» RAW DATA:
+ + +
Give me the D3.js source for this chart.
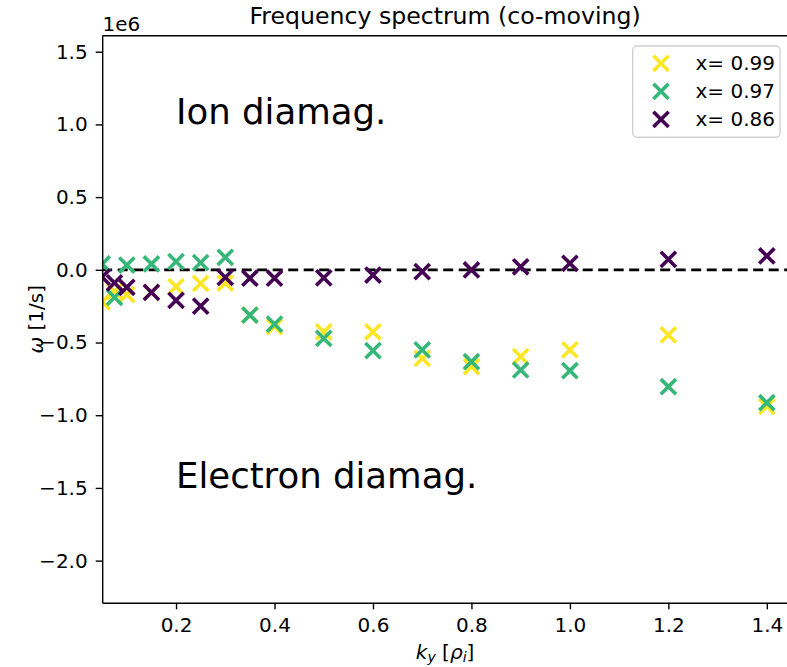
+ + +
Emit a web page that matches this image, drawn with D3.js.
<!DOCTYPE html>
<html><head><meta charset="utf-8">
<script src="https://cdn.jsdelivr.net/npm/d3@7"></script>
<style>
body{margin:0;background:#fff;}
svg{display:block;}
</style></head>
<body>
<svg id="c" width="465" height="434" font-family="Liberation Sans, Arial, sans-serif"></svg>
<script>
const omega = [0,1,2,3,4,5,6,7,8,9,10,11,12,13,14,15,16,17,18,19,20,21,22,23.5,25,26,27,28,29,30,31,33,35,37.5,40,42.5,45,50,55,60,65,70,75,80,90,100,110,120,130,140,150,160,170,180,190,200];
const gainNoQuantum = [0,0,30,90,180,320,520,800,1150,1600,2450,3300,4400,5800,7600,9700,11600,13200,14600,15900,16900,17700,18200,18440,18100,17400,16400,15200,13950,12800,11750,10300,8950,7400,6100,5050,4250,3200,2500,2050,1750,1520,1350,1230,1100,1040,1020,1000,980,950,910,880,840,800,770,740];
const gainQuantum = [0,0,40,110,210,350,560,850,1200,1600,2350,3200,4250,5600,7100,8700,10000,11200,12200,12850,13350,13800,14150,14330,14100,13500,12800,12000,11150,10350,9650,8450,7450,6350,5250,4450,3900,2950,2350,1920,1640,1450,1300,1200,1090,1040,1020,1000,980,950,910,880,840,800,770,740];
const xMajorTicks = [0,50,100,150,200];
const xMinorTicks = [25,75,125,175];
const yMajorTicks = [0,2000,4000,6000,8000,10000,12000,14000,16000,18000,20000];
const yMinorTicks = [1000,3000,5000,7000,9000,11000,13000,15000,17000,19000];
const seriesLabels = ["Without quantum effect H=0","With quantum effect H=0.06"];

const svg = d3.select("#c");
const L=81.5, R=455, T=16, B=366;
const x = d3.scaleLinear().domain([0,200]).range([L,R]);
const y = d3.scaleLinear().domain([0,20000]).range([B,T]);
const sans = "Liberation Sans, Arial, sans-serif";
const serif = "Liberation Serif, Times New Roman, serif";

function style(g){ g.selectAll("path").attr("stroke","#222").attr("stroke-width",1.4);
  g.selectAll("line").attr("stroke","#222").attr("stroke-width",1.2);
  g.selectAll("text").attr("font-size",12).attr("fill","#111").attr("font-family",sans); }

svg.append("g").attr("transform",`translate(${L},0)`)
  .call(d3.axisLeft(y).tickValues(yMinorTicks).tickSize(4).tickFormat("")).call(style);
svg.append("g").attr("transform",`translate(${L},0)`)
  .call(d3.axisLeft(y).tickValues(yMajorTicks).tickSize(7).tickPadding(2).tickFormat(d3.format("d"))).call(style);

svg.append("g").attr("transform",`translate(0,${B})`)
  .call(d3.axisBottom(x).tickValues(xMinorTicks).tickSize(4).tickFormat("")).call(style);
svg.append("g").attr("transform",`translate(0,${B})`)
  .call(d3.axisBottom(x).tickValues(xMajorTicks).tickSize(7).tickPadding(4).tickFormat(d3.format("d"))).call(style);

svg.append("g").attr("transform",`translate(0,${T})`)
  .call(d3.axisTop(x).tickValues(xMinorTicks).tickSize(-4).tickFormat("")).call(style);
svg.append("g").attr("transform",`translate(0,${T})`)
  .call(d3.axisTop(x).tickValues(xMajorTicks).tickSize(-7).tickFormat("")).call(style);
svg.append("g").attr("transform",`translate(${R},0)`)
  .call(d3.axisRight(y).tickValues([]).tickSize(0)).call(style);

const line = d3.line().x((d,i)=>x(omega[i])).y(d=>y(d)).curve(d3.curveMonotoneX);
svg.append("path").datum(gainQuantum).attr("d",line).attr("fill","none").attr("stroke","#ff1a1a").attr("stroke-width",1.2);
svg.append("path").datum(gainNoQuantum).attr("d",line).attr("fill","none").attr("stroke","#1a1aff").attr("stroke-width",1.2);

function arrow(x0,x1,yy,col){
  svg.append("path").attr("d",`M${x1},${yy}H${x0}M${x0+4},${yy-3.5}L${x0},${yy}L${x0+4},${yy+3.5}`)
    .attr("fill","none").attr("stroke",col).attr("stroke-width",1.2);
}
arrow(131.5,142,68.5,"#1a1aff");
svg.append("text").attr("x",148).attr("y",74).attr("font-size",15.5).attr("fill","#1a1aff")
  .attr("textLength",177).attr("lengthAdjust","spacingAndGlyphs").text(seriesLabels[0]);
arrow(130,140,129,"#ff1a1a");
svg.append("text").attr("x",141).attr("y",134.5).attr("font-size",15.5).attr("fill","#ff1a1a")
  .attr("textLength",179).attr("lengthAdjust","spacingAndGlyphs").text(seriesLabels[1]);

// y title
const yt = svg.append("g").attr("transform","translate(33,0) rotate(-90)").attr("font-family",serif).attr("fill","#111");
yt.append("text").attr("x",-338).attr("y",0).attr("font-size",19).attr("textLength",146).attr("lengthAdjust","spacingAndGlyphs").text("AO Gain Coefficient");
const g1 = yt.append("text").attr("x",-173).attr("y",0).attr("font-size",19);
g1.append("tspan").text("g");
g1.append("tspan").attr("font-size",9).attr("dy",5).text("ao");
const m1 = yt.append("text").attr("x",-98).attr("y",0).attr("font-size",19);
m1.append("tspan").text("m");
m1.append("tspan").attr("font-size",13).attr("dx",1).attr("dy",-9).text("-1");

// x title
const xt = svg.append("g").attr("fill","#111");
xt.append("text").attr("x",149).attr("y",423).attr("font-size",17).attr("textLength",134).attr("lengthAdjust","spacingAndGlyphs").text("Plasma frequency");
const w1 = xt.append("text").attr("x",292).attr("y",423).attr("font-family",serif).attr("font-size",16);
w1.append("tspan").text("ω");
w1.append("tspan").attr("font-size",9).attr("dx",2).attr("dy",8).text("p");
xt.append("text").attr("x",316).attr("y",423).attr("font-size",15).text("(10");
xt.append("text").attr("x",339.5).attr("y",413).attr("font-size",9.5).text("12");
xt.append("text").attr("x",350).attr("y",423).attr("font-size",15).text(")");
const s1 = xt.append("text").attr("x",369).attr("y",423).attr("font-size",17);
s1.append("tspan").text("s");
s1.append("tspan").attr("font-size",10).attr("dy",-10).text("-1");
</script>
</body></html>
+ + +
» AIM OF THE EXERCISE: Using the records above, list each line that includes "this".

» FINISHED EXERCISE:
Give me the D3.js source for this chart.
Emit a web page that matches this image, drawn with D3.js.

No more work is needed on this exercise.